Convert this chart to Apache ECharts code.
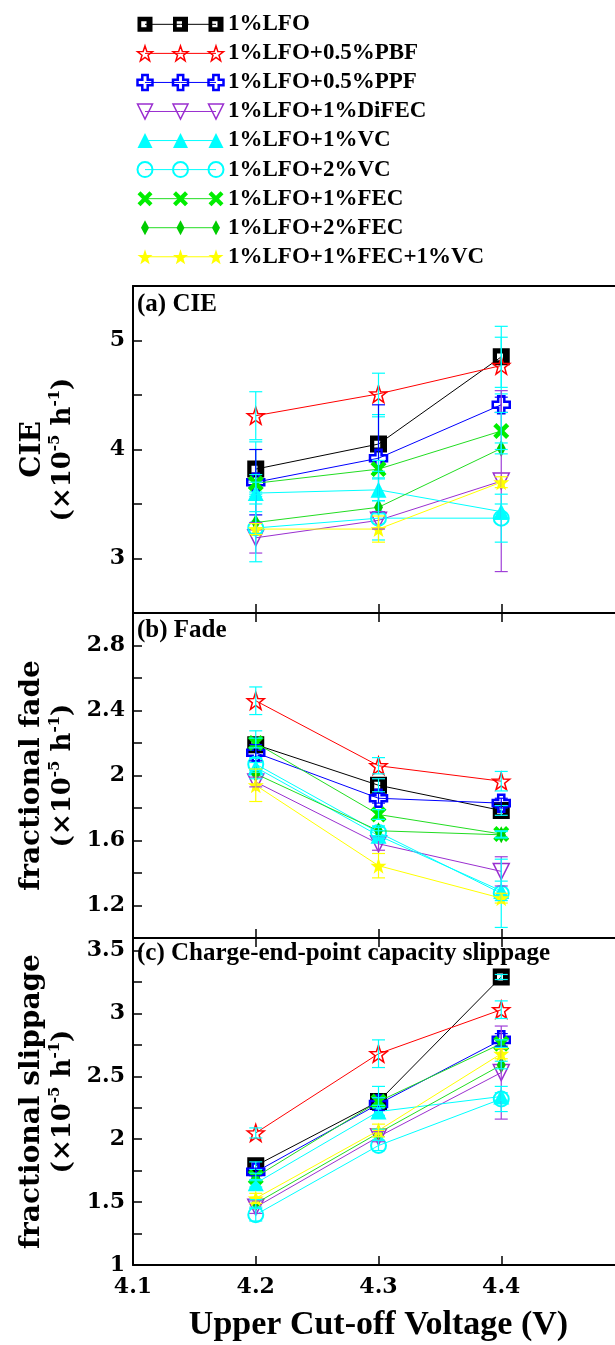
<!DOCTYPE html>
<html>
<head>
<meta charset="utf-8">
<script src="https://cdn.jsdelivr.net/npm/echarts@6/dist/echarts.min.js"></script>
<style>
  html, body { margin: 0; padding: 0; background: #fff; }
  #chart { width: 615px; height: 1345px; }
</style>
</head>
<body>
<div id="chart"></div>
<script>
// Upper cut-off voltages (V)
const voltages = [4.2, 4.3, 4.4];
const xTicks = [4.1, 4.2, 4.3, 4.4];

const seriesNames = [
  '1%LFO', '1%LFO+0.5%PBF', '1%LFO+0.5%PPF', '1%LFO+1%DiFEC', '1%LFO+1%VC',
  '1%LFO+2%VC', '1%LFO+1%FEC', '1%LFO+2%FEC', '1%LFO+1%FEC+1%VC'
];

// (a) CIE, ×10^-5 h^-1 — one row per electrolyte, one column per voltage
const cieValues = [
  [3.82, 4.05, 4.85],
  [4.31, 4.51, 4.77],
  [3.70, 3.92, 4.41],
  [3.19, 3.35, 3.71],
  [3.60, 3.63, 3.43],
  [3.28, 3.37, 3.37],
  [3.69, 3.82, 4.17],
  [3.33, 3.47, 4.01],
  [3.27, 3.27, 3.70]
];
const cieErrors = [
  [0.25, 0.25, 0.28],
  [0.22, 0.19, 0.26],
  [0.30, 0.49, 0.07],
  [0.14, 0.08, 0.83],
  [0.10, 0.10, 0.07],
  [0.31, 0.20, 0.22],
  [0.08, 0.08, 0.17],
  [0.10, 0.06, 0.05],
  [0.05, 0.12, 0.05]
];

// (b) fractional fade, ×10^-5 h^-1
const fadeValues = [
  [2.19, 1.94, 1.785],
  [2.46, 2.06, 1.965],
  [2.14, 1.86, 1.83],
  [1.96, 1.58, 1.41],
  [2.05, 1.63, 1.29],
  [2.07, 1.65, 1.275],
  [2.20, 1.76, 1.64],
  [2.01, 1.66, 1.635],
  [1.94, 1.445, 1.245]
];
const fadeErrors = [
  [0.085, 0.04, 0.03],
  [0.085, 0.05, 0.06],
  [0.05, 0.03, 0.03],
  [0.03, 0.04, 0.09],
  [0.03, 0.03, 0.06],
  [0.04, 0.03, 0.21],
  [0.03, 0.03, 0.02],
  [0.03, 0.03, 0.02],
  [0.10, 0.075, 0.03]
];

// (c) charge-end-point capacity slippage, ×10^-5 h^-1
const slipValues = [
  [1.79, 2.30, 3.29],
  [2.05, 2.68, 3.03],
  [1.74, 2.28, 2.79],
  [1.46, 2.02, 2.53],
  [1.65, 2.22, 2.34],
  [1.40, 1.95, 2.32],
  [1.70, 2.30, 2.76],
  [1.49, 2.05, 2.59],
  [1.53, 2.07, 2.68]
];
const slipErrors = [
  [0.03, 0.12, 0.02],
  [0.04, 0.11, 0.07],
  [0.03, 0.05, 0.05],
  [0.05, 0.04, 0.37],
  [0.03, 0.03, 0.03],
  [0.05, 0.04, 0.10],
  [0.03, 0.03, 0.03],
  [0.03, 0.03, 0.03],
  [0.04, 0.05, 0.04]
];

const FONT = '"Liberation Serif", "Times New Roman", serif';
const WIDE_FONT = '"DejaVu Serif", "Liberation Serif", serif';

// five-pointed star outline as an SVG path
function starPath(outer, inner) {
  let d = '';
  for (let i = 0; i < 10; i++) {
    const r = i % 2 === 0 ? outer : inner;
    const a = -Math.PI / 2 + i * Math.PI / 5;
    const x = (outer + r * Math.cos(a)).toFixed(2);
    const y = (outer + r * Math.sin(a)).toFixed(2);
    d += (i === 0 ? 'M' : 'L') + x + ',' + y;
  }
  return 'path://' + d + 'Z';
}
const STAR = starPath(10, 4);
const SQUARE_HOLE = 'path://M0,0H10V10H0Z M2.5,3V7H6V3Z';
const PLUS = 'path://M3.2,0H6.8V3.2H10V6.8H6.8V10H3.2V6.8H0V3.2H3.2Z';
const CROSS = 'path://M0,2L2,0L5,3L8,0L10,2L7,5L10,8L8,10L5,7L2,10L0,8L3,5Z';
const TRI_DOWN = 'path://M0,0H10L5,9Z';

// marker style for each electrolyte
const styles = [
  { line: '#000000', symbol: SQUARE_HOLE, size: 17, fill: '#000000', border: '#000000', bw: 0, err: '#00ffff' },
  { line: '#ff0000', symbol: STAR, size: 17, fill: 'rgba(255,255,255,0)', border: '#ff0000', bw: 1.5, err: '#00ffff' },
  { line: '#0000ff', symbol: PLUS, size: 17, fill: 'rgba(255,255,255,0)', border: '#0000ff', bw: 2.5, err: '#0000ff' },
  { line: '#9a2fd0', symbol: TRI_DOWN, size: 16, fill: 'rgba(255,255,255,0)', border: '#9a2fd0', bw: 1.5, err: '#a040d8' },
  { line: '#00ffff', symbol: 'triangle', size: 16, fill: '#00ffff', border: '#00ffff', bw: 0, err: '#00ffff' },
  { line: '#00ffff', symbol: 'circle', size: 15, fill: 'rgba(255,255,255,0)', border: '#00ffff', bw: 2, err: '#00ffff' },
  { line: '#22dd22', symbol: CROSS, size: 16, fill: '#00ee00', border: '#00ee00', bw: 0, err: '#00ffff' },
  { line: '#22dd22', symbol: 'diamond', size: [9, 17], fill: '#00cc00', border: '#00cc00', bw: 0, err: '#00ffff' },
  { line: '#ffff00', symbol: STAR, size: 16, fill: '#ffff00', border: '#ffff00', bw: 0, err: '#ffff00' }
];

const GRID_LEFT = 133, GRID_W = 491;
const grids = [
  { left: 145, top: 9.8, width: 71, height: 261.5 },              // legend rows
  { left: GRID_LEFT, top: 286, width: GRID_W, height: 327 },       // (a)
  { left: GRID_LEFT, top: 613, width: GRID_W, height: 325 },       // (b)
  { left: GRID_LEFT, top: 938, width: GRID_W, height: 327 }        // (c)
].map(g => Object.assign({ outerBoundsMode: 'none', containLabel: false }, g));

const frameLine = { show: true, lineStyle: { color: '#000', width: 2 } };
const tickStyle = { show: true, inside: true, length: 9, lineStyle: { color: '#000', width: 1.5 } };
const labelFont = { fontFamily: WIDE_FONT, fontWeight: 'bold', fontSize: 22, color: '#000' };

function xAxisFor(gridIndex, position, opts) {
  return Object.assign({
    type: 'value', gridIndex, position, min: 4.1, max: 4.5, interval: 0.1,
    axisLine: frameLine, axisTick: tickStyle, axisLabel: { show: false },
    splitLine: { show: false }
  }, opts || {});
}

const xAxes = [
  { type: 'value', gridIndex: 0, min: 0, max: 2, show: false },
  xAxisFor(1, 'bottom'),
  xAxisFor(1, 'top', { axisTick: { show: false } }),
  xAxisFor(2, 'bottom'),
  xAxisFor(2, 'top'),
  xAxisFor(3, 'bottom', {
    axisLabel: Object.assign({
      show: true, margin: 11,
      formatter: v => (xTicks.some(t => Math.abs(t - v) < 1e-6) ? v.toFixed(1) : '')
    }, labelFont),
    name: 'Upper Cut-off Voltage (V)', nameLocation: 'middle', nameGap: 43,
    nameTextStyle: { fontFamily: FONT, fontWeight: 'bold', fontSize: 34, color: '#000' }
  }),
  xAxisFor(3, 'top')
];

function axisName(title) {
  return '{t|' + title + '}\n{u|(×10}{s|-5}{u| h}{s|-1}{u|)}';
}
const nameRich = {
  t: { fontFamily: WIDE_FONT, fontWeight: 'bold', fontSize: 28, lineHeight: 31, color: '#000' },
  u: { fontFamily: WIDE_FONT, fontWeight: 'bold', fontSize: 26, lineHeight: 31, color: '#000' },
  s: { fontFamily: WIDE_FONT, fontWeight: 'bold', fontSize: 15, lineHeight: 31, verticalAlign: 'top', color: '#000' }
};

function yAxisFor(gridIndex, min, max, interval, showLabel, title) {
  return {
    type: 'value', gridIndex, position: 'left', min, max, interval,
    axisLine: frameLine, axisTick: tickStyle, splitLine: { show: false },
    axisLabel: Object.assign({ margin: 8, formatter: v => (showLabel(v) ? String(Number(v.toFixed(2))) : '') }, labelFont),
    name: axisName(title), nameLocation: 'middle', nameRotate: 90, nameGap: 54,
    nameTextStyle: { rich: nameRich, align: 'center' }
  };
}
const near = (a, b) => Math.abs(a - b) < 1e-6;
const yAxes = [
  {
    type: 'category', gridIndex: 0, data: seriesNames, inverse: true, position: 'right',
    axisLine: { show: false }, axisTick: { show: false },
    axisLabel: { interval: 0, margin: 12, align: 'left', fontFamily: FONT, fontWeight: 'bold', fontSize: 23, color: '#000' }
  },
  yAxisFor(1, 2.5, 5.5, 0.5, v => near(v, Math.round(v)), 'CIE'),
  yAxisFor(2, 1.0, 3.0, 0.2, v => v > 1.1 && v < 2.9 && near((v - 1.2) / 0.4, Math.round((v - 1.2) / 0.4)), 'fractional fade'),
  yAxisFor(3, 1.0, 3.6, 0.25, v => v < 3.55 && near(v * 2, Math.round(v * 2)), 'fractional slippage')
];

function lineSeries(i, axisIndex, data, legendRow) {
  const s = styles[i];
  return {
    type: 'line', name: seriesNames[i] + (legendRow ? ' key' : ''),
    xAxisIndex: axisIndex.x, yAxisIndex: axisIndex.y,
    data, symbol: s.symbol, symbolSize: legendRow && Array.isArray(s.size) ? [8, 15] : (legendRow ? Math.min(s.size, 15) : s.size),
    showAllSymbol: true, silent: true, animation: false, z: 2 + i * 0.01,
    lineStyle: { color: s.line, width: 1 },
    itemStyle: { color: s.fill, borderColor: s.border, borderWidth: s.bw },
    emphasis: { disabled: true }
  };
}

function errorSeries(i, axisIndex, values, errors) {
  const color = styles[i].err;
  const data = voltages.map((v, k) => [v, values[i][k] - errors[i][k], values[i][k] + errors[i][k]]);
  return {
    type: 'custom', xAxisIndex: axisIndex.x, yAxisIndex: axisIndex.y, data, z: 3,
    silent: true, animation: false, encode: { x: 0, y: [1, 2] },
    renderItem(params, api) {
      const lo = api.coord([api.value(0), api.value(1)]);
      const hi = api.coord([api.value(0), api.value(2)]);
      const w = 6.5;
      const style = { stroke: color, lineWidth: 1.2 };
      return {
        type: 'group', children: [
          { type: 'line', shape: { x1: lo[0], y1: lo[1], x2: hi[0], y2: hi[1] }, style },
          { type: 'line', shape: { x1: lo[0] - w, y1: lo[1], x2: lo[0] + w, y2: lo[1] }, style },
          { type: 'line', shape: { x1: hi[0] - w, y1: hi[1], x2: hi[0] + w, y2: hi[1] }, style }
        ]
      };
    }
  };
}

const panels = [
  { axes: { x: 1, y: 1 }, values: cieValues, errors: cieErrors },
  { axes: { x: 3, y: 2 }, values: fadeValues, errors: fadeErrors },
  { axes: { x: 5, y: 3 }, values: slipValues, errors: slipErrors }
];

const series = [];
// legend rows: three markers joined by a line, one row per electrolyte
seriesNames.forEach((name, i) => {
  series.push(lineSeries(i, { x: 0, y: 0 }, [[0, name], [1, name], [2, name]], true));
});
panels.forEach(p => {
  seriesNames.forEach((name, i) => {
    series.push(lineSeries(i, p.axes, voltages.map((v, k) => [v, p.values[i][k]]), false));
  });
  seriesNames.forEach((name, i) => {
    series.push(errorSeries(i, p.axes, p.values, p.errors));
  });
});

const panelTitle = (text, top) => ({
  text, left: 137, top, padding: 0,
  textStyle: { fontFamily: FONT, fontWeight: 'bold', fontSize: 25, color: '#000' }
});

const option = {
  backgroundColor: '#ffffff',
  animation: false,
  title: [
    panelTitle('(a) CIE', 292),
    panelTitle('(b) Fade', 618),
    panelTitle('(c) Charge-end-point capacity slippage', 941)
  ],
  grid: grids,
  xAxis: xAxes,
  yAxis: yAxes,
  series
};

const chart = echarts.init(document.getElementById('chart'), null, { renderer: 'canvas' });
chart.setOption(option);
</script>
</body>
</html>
====================
→ Goal
Only the lines from the start of the material through the line containing "const xTicks = [4.1, 4.2, 4.3, 4.4];" should be transcribed. Pictures stay out.

→ Task result
Convert this chart to Apache ECharts code.
<!DOCTYPE html>
<html>
<head>
<meta charset="utf-8">
<script src="https://cdn.jsdelivr.net/npm/echarts@6/dist/echarts.min.js"></script>
<style>
  html, body { margin: 0; padding: 0; background: #fff; }
  #chart { width: 615px; height: 1345px; }
</style>
</head>
<body>
<div id="chart"></div>
<script>
// Upper cut-off voltages (V)
const voltages = [4.2, 4.3, 4.4];
const xTicks = [4.1, 4.2, 4.3, 4.4];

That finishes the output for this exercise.